The next step of the project includes selecting suitable materials and testing those to be used in the additive manufacturing process. Following this, Sarfraz aims to establish a national framework to help mould the future development of the addictive manufacturing industry.

Whilst not directly part of the subproject, he has also recently created a sculpture for the QUT BizArtX exhibition that sought to highlight the wider issues he saw in his preliminary research. The sculpture is a representation of a crumpled car. Aluminium foil was used to signify the steel and metal parts of a vehicle, which are finely wrinkled, ready to be converted into recyclables. The tail-light (mainly composed of plastic and fibre) is shown in its present condition as it becomes part of landfill.

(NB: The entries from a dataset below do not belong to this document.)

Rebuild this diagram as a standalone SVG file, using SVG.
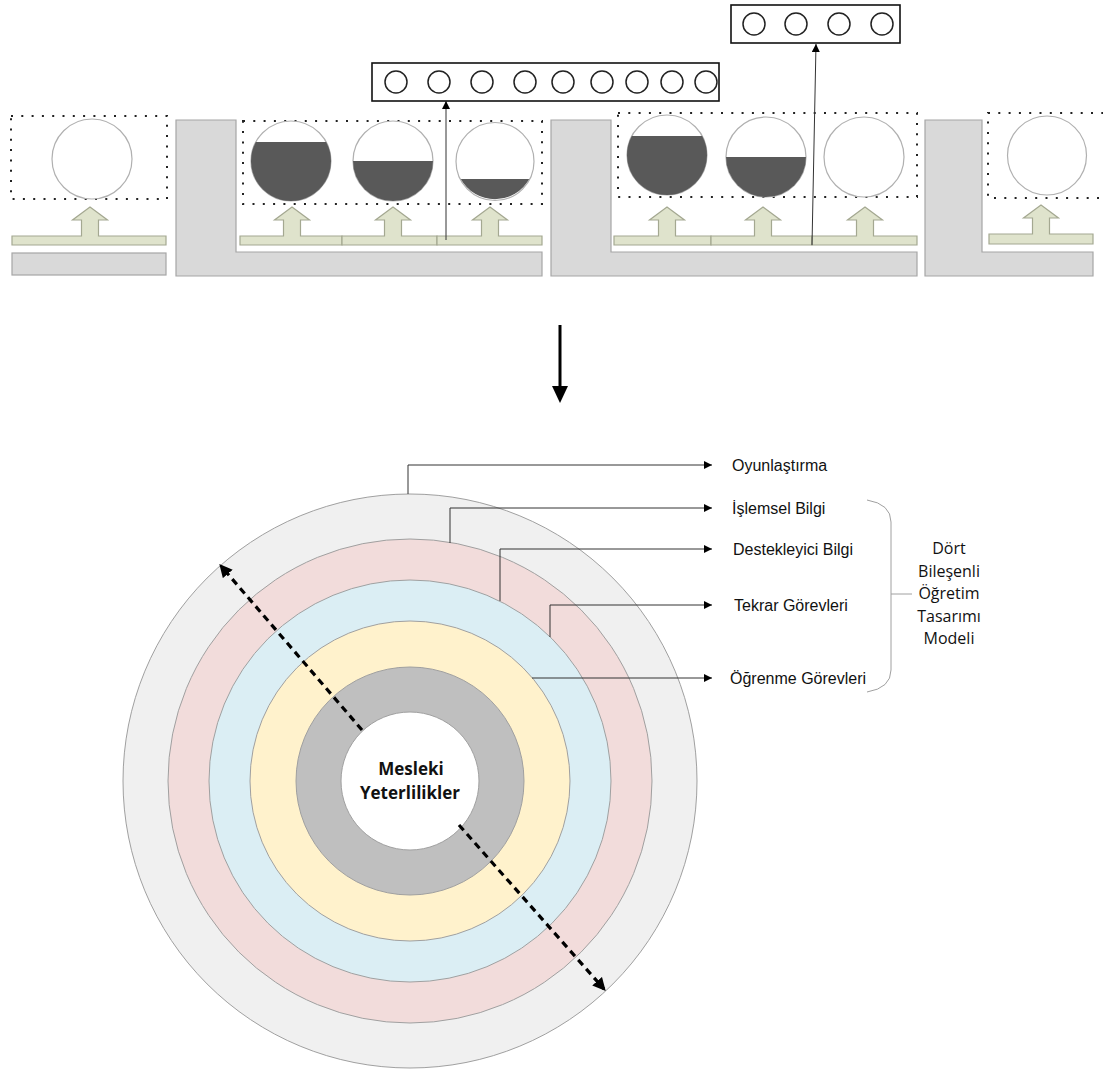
<svg xmlns="http://www.w3.org/2000/svg" width="1103" height="1073" viewBox="0 0 1103 1073">
  <style>
    .wall { fill: #d9d9d9; stroke: #a6a6a6; stroke-width: 1.2; }
    .dots { fill: none; stroke: #222; stroke-width: 2; stroke-dasharray: 2 8.3; }
    .tank { fill: #ffffff; stroke: #b0b0b0; stroke-width: 1.2; }
    .level { fill: #595959; }
    .lift { fill: #dfe3cc; stroke: #a4a891; stroke-width: 1.2; }
    .box { fill: #ffffff; stroke: #111; stroke-width: 1.6; }
    .slot { fill: #ffffff; stroke: #222; stroke-width: 1.5; }
    .link { fill: none; stroke: #333; stroke-width: 1; }
    .ring { stroke: #a0a0a0; stroke-width: 1; }
    .lbl { font-family: "Liberation Sans", Arial, sans-serif; font-size: 16px; fill: #111; }
    .model { font-family: "Open Sans", "Liberation Sans", sans-serif; font-size: 16px; fill: #111; text-anchor: middle; }
    .core { font-family: "Open Sans", "Liberation Sans", sans-serif; font-size: 17px; font-weight: 700; fill: #111; text-anchor: middle; }
    .dash { fill: none; stroke: #000; stroke-width: 3.2; stroke-dasharray: 7 5; }
  </style>
  <defs>
    <marker id="tipSmall" viewBox="0 0 10 10" refX="10" refY="5" markerWidth="8" markerHeight="8" markerUnits="userSpaceOnUse" orient="auto">
      <path d="M0,0 L10,5 L0,10 Z" fill="#000"/>
    </marker>
    <marker id="tipBold" viewBox="0 0 10 10" refX="8" refY="5" markerWidth="13" markerHeight="13" markerUnits="userSpaceOnUse" orient="auto">
      <path d="M0,0 L10,5 L0,10 Z" fill="#000"/>
    </marker>
  </defs>

  <!-- upper strip: four stations -->
  <g id="station-1">
    <rect class="dots" x="11" y="116" width="156" height="83"/>
    <circle class="tank" cx="92" cy="159" r="40"/>
    <path class="lift" d="M12,236 L81.5,236 L81.5,220 L72.5,220 L90,207 L107.5,220 L98.5,220 L98.5,236 L166,236 L166,245 L12,245 Z"/>
    <rect class="wall" x="12" y="253" width="154" height="22"/>
  </g>

  <g id="station-2">
    <path class="wall" d="M176,120 L236,120 L236,252 L542,252 L542,276 L176,276 Z"/>
    <rect class="dots" x="243" y="121" width="299" height="83"/>
    <circle class="tank" cx="291" cy="161" r="40"/>
    <path class="level" d="M255.8,142 A40,40 0 1 0 326.2,142 Z"/>
    <circle class="tank" cx="393" cy="161" r="40"/>
    <path class="level" d="M353,161 A40,40 0 0 0 433,161 Z"/>
    <circle class="tank" cx="495" cy="161.5" r="39"/>
    <path class="level" d="M460.8,179 A39,39 0 0 0 529.2,179 Z"/>
    <path class="lift" d="M240,236 L283.5,236 L283.5,220 L274.5,220 L292,207 L309.5,220 L300.5,220 L300.5,236 L342,236 L342,245 L240,245 Z"/>
    <path class="lift" d="M342,236 L384.5,236 L384.5,220 L375.5,220 L393,207 L410.5,220 L401.5,220 L401.5,236 L437,236 L437,245 L342,245 Z"/>
    <path class="lift" d="M437,236 L481.5,236 L481.5,220 L472.5,220 L490,207 L507.5,220 L498.5,220 L498.5,236 L542,236 L542,245 L437,245 Z"/>
  </g>

  <g id="station-3">
    <path class="wall" d="M551,120 L611,120 L611,252 L917,252 L917,276 L551,276 Z"/>
    <rect class="dots" x="618" y="113" width="299" height="84"/>
    <circle class="tank" cx="667" cy="155" r="40"/>
    <path class="level" d="M631.8,136 A40,40 0 1 0 702.2,136 Z"/>
    <circle class="tank" cx="766" cy="157" r="40"/>
    <path class="level" d="M726,157 A40,40 0 0 0 806,157 Z"/>
    <circle class="tank" cx="864" cy="157" r="40"/>
    <path class="lift" d="M614,236 L658.5,236 L658.5,220 L649.5,220 L667,207 L684.5,220 L675.5,220 L675.5,236 L711,236 L711,245 L614,245 Z"/>
    <path class="lift" d="M711,236 L754.5,236 L754.5,220 L745.5,220 L763,207 L780.5,220 L771.5,220 L771.5,236 L812,236 L812,245 L711,245 Z"/>
    <path class="lift" d="M812,236 L856.5,236 L856.5,220 L847.5,220 L865,207 L882.5,220 L873.5,220 L873.5,236 L917,236 L917,245 L812,245 Z"/>
  </g>

  <g id="station-4">
    <path class="wall" d="M925,120 L982,120 L982,252 L1093,252 L1093,276 L925,276 Z"/>
    <rect class="dots" x="988" y="113" width="116" height="85"/>
    <circle class="tank" cx="1047" cy="155.5" r="39.5"/>
    <path class="lift" d="M989,234 L1032.5,234 L1032.5,218 L1023.5,218 L1041,205 L1058.5,218 L1049.5,218 L1049.5,234 L1093,234 L1093,244 L989,244 Z"/>
  </g>

  <g id="queue-9">
    <rect class="box" x="372" y="63" width="347" height="38"/>
    <circle class="slot" cx="396" cy="82" r="11"/>
    <circle class="slot" cx="439" cy="82" r="11"/>
    <circle class="slot" cx="482" cy="82" r="11"/>
    <circle class="slot" cx="525" cy="82" r="11"/>
    <circle class="slot" cx="563" cy="82" r="11"/>
    <circle class="slot" cx="602" cy="82" r="11"/>
    <circle class="slot" cx="637" cy="82" r="11"/>
    <circle class="slot" cx="672" cy="82" r="11"/>
    <circle class="slot" cx="706" cy="82" r="11"/>
  </g>

  <g id="queue-4">
    <rect class="box" x="731" y="5" width="169" height="38"/>
    <circle class="slot" cx="754" cy="24" r="11"/>
    <circle class="slot" cx="796" cy="24" r="11"/>
    <circle class="slot" cx="839" cy="24" r="11"/>
    <circle class="slot" cx="882" cy="24" r="11"/>
  </g>

  <!-- lower part: nested rings -->
  <g id="rings">
    <circle class="ring" cx="410" cy="781" r="287" fill="#f0f0f0"/>
    <circle class="ring" cx="410" cy="781" r="242" fill="#f2dcdb"/>
    <circle class="ring" cx="410" cy="781" r="201" fill="#dbeef4"/>
    <circle class="ring" cx="410" cy="781" r="160" fill="#fff2cc"/>
    <circle class="ring" cx="410" cy="781" r="114" fill="#bfbfbf"/>
    <circle class="ring" cx="410" cy="781" r="69" fill="#ffffff"/>
  </g>

  <g id="core-label">
    <text class="core" x="411" y="775">Mesleki</text>
    <text class="core" x="410" y="799">Yeterlilikler</text>
  </g>

  <g id="labels">
    <text class="lbl" x="732" y="471">Oyunlaştırma</text>
    <text class="lbl" x="732" y="514">İşlemsel Bilgi</text>
    <text class="lbl" x="733" y="555">Destekleyici Bilgi</text>
    <text class="lbl" x="734" y="611">Tekrar Görevleri</text>
    <text class="lbl" x="730" y="684">Öğrenme Görevleri</text>
  </g>

  <g id="model-label">
    <path class="link" stroke="#a0a0a0" d="M867,500 Q891,504 891,522 L891,670 Q891,688 867,692 M891,594 L912,594" style="stroke:#a0a0a0"/>
    <text class="model" x="949" y="554">Dört</text>
    <text class="model" x="949" y="577">Bileşenli</text>
    <text class="model" x="949" y="599">Öğretim</text>
    <text class="model" x="949" y="622">Tasarımı</text>
    <text class="model" x="949" y="644">Modeli</text>
  </g>

  <g id="connectors">
    <line class="link" x1="446" y1="240" x2="446" y2="101" marker-end="url(#tipSmall)"/>
    <line class="link" x1="812" y1="245" x2="816" y2="44" marker-end="url(#tipSmall)"/>
    <line x1="560" y1="325" x2="560" y2="390" stroke="#000" stroke-width="3"/>
    <path d="M552,386 L568,386 L560,403 Z" fill="#000"/>
    <polyline class="link" points="408,494 408,465 712,465" marker-end="url(#tipSmall)"/>
    <polyline class="link" points="450,543 450,508 712,508" marker-end="url(#tipSmall)"/>
    <polyline class="link" points="500,601 500,549 712,549" marker-end="url(#tipSmall)"/>
    <polyline class="link" points="550,637 550,605 712,605" marker-end="url(#tipSmall)"/>
    <polyline class="link" points="532,678 712,678" marker-end="url(#tipSmall)"/>
    <line class="dash" x1="362" y1="730" x2="221" y2="566" marker-end="url(#tipBold)"/>
    <line class="dash" x1="459" y1="825" x2="604" y2="989" marker-end="url(#tipBold)"/>
  </g>
</svg>
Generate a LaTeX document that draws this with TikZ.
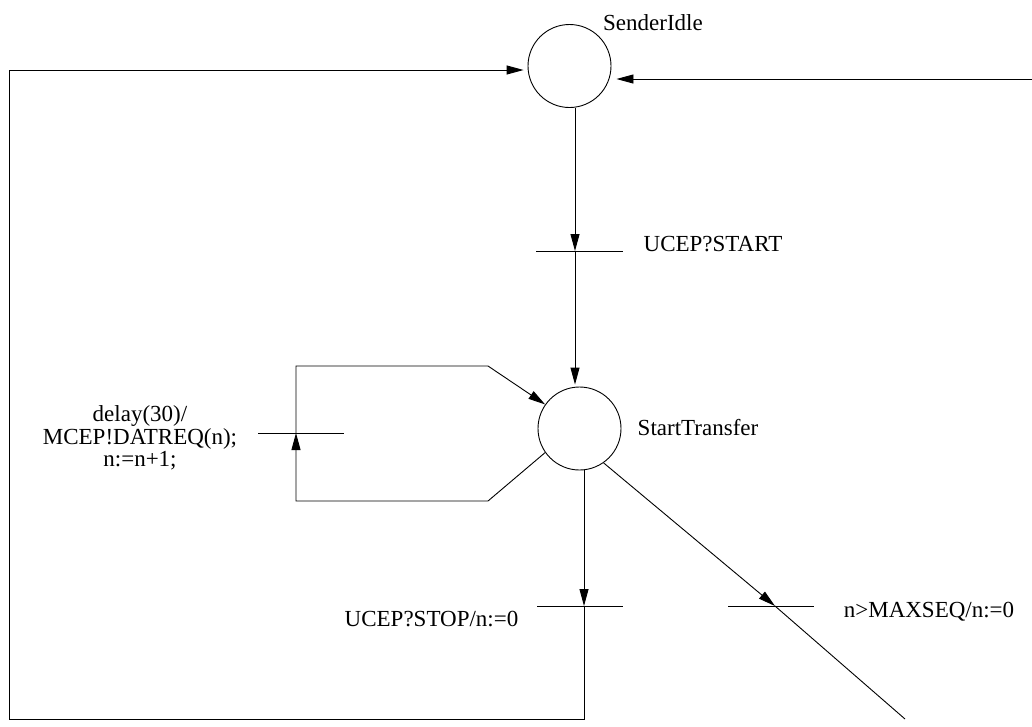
\documentclass[tikz,border=0pt]{standalone}
\usepackage{fontspec}
\setmainfont{Liberation Serif}
\usetikzlibrary{arrows.meta}
\begin{document}
\begin{tikzpicture}[x=1pt,y=-1pt,
  line width=0.9pt,
  state/.style={circle,draw,minimum size=83pt,inner sep=0pt},
  lbl/.style={font=\fontsize{23}{22.5}\selectfont,inner sep=0pt},
  arr/.style={-{Triangle[length=17pt,width=9pt]}}]
\useasboundingbox (0,0) rectangle (1032,726);
% states
\node[state] (sidle) at (569.5,66) {};
\node[state] (st) at (579.5,428.5) {};
% labels
\node[lbl,anchor=base] (lsidle) at (653,30) {SenderIdle};
\node[lbl,anchor=base] (lst) at (698,435) {StartTransfer};
\node[lbl,anchor=base] (lstart) at (713,251) {UCEP?START};
\node[lbl,anchor=base] (lstop) at (431.5,626) {UCEP?STOP/n:=0};
\node[lbl,anchor=base] (lmax) at (929,617) {n>MAXSEQ/n:=0};
\node[lbl,align=center] (ldelay) at (140,438) {delay(30)/\\MCEP!DATREQ(n);\\n:=n+1;};
% bar coordinates
\coordinate (b1) at (575,251);
\coordinate (b1l) at (536,251);
\coordinate (b1r) at (623,251);
\coordinate (b3) at (584,606);
\coordinate (b3l) at (537,606);
\coordinate (b3r) at (623,606);
\coordinate (b4) at (296,433);
\coordinate (b4l) at (258,433);
\coordinate (b4r) at (344,433);
\coordinate (b5) at (775,606);
\coordinate (b5l) at (728,606);
\coordinate (b5r) at (814,606);
% corners
\coordinate (rin) at (1032,79);
\coordinate (c1) at (9,70);
\coordinate (c2) at (9,719);
\coordinate (c3) at (584,719);
\coordinate (l1) at (488,501);
\coordinate (l2) at (296,501);
\coordinate (l3) at (296,366);
\coordinate (l4) at (488,366);
\coordinate (dend) at (905,719);
% bars
\draw (b1l) -- (b1r);
\draw (b3l) -- (b3r);
\draw (b4l) -- (b4r);
\draw (b5l) -- (b5r);
% SenderIdle -> StartTransfer
\draw[arr] (sidle.south -| b1) -- (b1);
\draw[arr,shorten >=2pt] (b1) -- (st.north -| b1);
% external input on the right
\draw[arr,shorten >=5pt] (rin) -- (sidle.east |- rin);
% StartTransfer -> SenderIdle (stop)
\draw[arr] (st.south -| b3) -- (b3);
\draw[arr,shorten >=4pt] (b3) -- (c3) -- (c2) -- (c1) -- (sidle.west |- c1);
% self loop
\draw[arr] (st.215) -- (l1) -- (l2) -- (b4);
\draw[arr] (b4) -- (l3) -- (l4) -- (st.145);
% MAXSEQ exit
\draw[arr] (st.-55) -- (b5);
\draw (b5) -- (dend);
\end{tikzpicture}
\end{document}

“For many people, the art piece was absolutely a new awareness of the environmental issues created by automotive waste,” said Sarfraz Ali. “I collaborated with MTA Queensland to supply the vehicle parts to be used in the sculpture.”

Whilst it is only early days in the M3D project, Sarfraz Ali is optimistic of the research and the benefits it will bring to the industry,

“I will be very happy if I could achieve a viable solution at the end of my research that will assist the Australian automotive sector become more sustainable.”

MTA will continue to support Sarfraz Ali and the M3D project, in the hope that we can bring the Australian industry standard for ASR materials to a more environmentally sustainable level.